REQUIREMENT: From the listing below, pull out every line where the string "this" appears.

DATASET RECORDS:
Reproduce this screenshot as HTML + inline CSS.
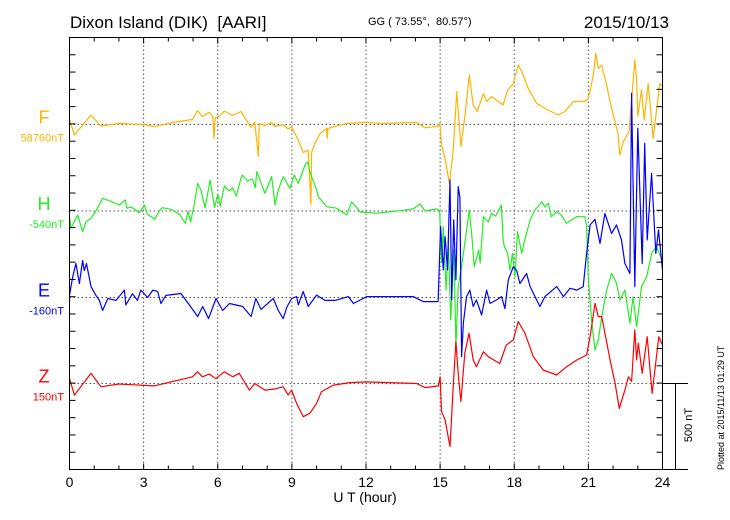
<!DOCTYPE html>
<html><head><meta charset="utf-8"><style>
html,body{margin:0;padding:0;background:#fff;}
svg{display:block;font-family:"Liberation Sans",Arial,sans-serif;}
svg text{white-space:pre;}
</style></head><body>
<svg id="chart" width="730" height="520" viewBox="0 0 730 520">
<text x="70" y="28" font-size="17">Dixon Island (DIK)  [AARI]</text>
<text x="368" y="25" font-size="11">GG ( 73.55°,  80.57°)</text>
<text x="669" y="28" font-size="17" text-anchor="end">2015/10/13</text>
<g id="grid"></g>
<g id="series"></g>
<g id="axes"></g>
<g id="labels"></g>
<text x="365" y="502" font-size="14" text-anchor="middle">U T (hour)</text>
<text transform="translate(692,425) rotate(-90)" font-size="11" text-anchor="middle">500 nT</text>
<text transform="translate(724,470) rotate(-90)" font-size="9">Plotted at 2015/11/13 01:29 UT</text>
</svg>
<script>
// ---- data (hours, nT deviation from baseline) ----
const xTicks = [0,3,6,9,12,15,18,21,24];
const channelNames = ["F","H","E","Z"];
const channelBaselines = ["58760nT","-540nT","-160nT","150nT"];
const scaleBarNT = 500;

const fT = [0,0.2,0.87,1.27,2.0,3.0,3.42,4.2,4.98,5.18,5.38,5.66,5.8,5.85,5.9,6.05,6.27,6.6,6.94,7.34,7.5,7.64,7.68,7.9,8.18,8.3,8.65,8.85,8.99,9.26,9.46,9.66,9.77,9.8,9.93,10.14,10.41,10.43,10.46,10.68,11.22,12,12.7,14.05,14.39,14.93,14.99,15.06,15.2,15.37,15.51,15.56,15.67,15.84,16.0,16.18,16.34,16.5,16.75,16.88,17.08,17.55,17.73,17.96,18.16,18.3,18.57,18.91,19.24,19.78,20.05,20.39,20.86,21.0,21.2,21.3,21.4,21.54,21.75,21.94,22.2,22.27,22.4,22.65,22.88,22.95,23.0,23.15,23.26,23.42,23.62,23.89,24];
const fV = [29,-61,55,-9,6,0,-12,12,29,81,46,72,46,-81,41,46,78,52,75,-17,12,-185,6,-6,12,-12,0,-26,-14,-90,-162,-148,-463,-162,-110,-52,-23,-81,-23,-14,6,12,6,12,-19,-9,6,-119,-197,-341,-179,-81,191,-127,46,286,113,75,179,133,162,113,197,237,344,307,208,122,93,55,75,133,133,150,286,411,324,344,220,93,-52,-177,-104,-41,373,260,46,200,26,237,-81,237,220];

const hT = [0,0.06,0.33,0.53,0.67,0.87,1.07,1.34,1.7,2.02,2.26,2.32,2.5,2.83,3.03,3.15,3.45,3.63,3.75,4.11,4.45,4.69,4.8,4.9,5.05,5.19,5.32,5.49,5.69,5.87,6.0,6.1,6.27,6.45,6.6,6.75,6.94,7.0,7.2,7.4,7.52,7.58,7.91,8.18,8.32,8.45,8.65,8.92,9.1,9.26,9.53,9.66,9.72,10.0,10.07,10.41,10.81,11.22,11.42,11.77,12.43,13.37,13.91,14.18,14.39,14.86,14.98,15.06,15.13,15.24,15.33,15.43,15.56,15.64,15.73,15.87,16.0,16.18,16.3,16.38,16.56,16.62,16.75,16.95,17.08,17.25,17.41,17.48,17.55,17.6,17.73,17.83,17.93,18.03,18.13,18.3,18.5,18.64,18.84,19.11,19.25,19.38,19.5,19.72,19.9,20.12,20.52,20.86,20.93,21.0,21.13,21.27,21.4,21.54,21.74,21.94,22.14,22.28,22.48,22.68,22.81,22.95,23.15,23.36,23.56,23.76,23.98];
const hV = [-33,-98,-23,-120,-62,-42,0,74,54,35,64,16,23,-10,35,-19,-48,0,19,10,-19,-71,0,-64,39,160,122,19,179,19,97,29,145,116,135,87,189,208,174,185,135,228,102,199,35,122,199,131,208,160,266,285,228,122,83,25,16,-23,54,-6,-13,2,12,41,0,12,0,-301,-91,-457,-172,-631,-226,-786,-438,-322,-187,6,-168,-322,-226,-301,-33,-64,-13,-29,16,35,-168,-207,-245,-342,-245,-380,-120,-245,-127,-52,6,54,23,45,-33,-4,-23,-71,-33,-33,-87,-400,-631,-805,-747,-612,-457,-361,-419,-515,-457,-650,-496,-670,-438,-380,-245,-207,-284];

const eT = [0,0.13,0.26,0.4,0.53,0.6,0.69,0.87,1.07,1.21,1.34,1.55,1.88,2.22,2.28,2.55,2.75,2.89,3.16,3.37,3.57,3.7,3.9,4.51,4.85,5.19,5.39,5.63,5.93,6.2,6.47,7.01,7.35,7.54,7.75,8.25,8.45,8.65,8.8,8.99,9.19,9.26,9.46,9.66,10.0,10.34,10.75,11.29,11.49,12.03,13.91,14.32,14.86,14.92,15.02,15.13,15.2,15.3,15.4,15.47,15.55,15.64,15.73,15.8,15.87,15.94,16.07,16.2,16.34,16.47,16.68,16.88,17.02,17.29,17.49,17.62,17.76,17.96,18.1,18.23,18.5,18.64,19.04,19.24,19.72,19.99,20.26,20.53,20.79,20.93,21.07,21.27,21.47,21.67,21.94,22.14,22.34,22.48,22.68,22.75,22.88,23.0,23.18,23.28,23.38,23.56,23.73,23.84,24];
const eV = [14,120,197,81,214,156,196,63,12,-17,-75,-6,-17,43,-43,22,-17,43,0,43,34,-35,12,23,-43,-110,-52,-122,-6,-75,-35,-52,-110,-6,-69,-6,-75,-122,-55,-6,5,-43,35,-52,14,-17,-17,5,-35,5,5,-24,-24,-23,410,159,352,159,680,-14,449,101,642,579,-342,-145,5,43,-52,-14,-101,43,-34,-14,5,-64,101,178,156,81,139,63,-52,5,63,5,53,43,63,255,420,452,313,486,371,420,333,197,139,1181,63,979,197,892,333,718,255,391,159];

const zT = [0,0.2,0.87,1.27,2.0,3.42,4.98,5.18,5.38,5.66,5.92,6.27,6.6,6.87,7.28,7.5,7.91,8.3,8.65,8.85,8.99,9.19,9.46,9.73,10.0,10.2,10.68,11.35,12.0,14.05,14.39,14.93,15.0,15.06,15.2,15.4,15.53,15.64,15.73,15.84,16.0,16.17,16.34,16.47,16.75,16.95,17.41,17.68,17.96,18.16,18.43,18.77,19.17,19.72,20.12,20.53,20.93,21.07,21.27,21.4,21.54,21.88,22.08,22.25,22.48,22.62,22.75,22.88,22.95,23.02,23.18,23.38,23.58,23.85,24];
const zV = [30,-67,59,-19,-3,-14,39,68,39,55,28,68,39,59,-38,0,-38,-32,-19,-67,-38,-115,-192,-172,-115,-47,-9,5,9,0,-24,-14,39,-163,-211,-366,-19,242,58,-105,175,291,136,97,184,155,116,223,252,358,291,155,78,49,97,136,165,271,464,387,387,136,0,-144,-38,39,12,310,136,233,59,271,-58,271,223];

// ---- layout ----
const X0=69.5, X1=662.5, Y0=37.5, Y1=469.5;
const pxPerNT = (Y1-Y0)/2500;
const baseY = [124.5,211,297.5,383.5];
const colors = ["#ffb400","#22ee22","#0000ff","#ff0000"];
const NS="http://www.w3.org/2000/svg";
function xs(h){return X0+(h/24)*(X1-X0);}
function ys(ch,v){return baseY[ch]-v*pxPerNT;}
function mk(tag,attrs,parent){const e=document.createElementNS(NS,tag);for(const k in attrs)e.setAttribute(k,attrs[k]);parent.appendChild(e);return e;}

const grid=document.getElementById('grid');
xTicks.slice(1,-1).forEach(h=>{
  const l=mk('line',{x1:xs(h),x2:xs(h),y1:Y0,y2:Y1,stroke:'#555','stroke-width':1,'stroke-dasharray':'1.5,2.5'},grid);
  
  
});
baseY.forEach((b,i)=>{
  const l=mk('line',{x1:X0,x2:X1,y1:b,y2:b,stroke:'#555','stroke-width':1,'stroke-dasharray':'1.5,2.5'},grid);
  
  
});

const seriesG=document.getElementById('series');
const allT=[fT,hT,eT,zT], allV=[fV,hV,eV,zV];
for(let c=0;c<4;c++){
  const pts=allT[c].map((t,i)=>xs(t).toFixed(1)+','+ys(c,allV[c][i]).toFixed(1)).join(' ');
  const p=mk('polyline',{points:pts,fill:'none',stroke:colors[c],'stroke-width':1.2,'stroke-linejoin':'round'},seriesG);
  
  
}

const axes=document.getElementById('axes');
const frame=mk('rect',{x:X0,y:Y0,width:X1-X0,height:Y1-Y0,fill:'none',stroke:'#000','stroke-width':1},axes);


for(let h=0;h<=24;h++){
  const big=h%3===0?6:4;
  mk('line',{x1:xs(h),x2:xs(h),y1:Y0,y2:Y0+big,stroke:'#000'},axes);
  mk('line',{x1:xs(h),x2:xs(h),y1:Y1,y2:Y1-big,stroke:'#000'},axes);
}
for(let k=1;k<25;k++){
  const y=Y0+k*100*pxPerNT;
  mk('line',{x1:X0,x2:X0+6,y1:y,y2:y,stroke:'#000'},axes);
  mk('line',{x1:X1,x2:X1-6,y1:y,y2:y,stroke:'#000'},axes);
}
xTicks.forEach(h=>{
  const t=mk('text',{x:xs(h),y:487,'font-size':14,'text-anchor':'middle'},axes);
  t.textContent=h;
  
  
});
// scale bar
const sb=mk('path',{d:`M${X1},${baseY[3]} H688 M675.5,${baseY[3]} V${baseY[3]+scaleBarNT*pxPerNT} M${X1},${Y1} H688`,stroke:'#000',fill:'none','stroke-width':1},axes);



const labels=document.getElementById('labels');
for(let c=0;c<4;c++){
  const a=mk('text',{x:44,y:baseY[c]-1,'font-size':18,fill:colors[c],'text-anchor':'middle'},labels);
  a.textContent=channelNames[c];
  
  
  const b=mk('text',{x:64,y:baseY[c]+17,'font-size':11,fill:colors[c],'text-anchor':'end'},labels);
  b.textContent=channelBaselines[c];
  
  
}
</script>
</body></html>
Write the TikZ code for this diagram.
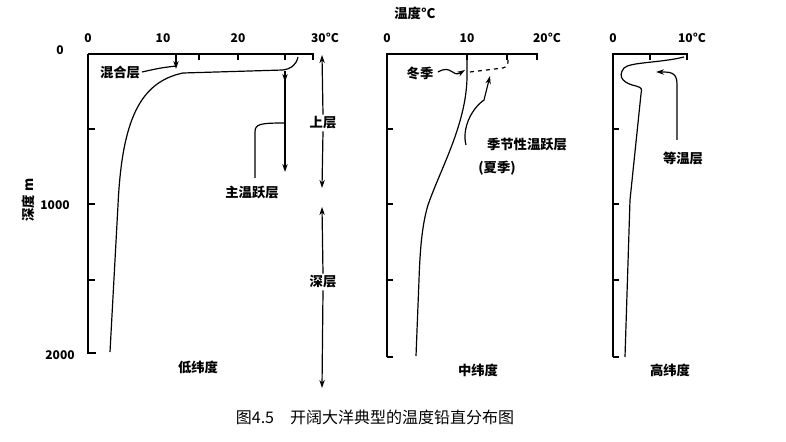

COMPLETED EXERCISE:
Reproduce this screenshot as HTML + inline CSS.
Write the TikZ code for this diagram.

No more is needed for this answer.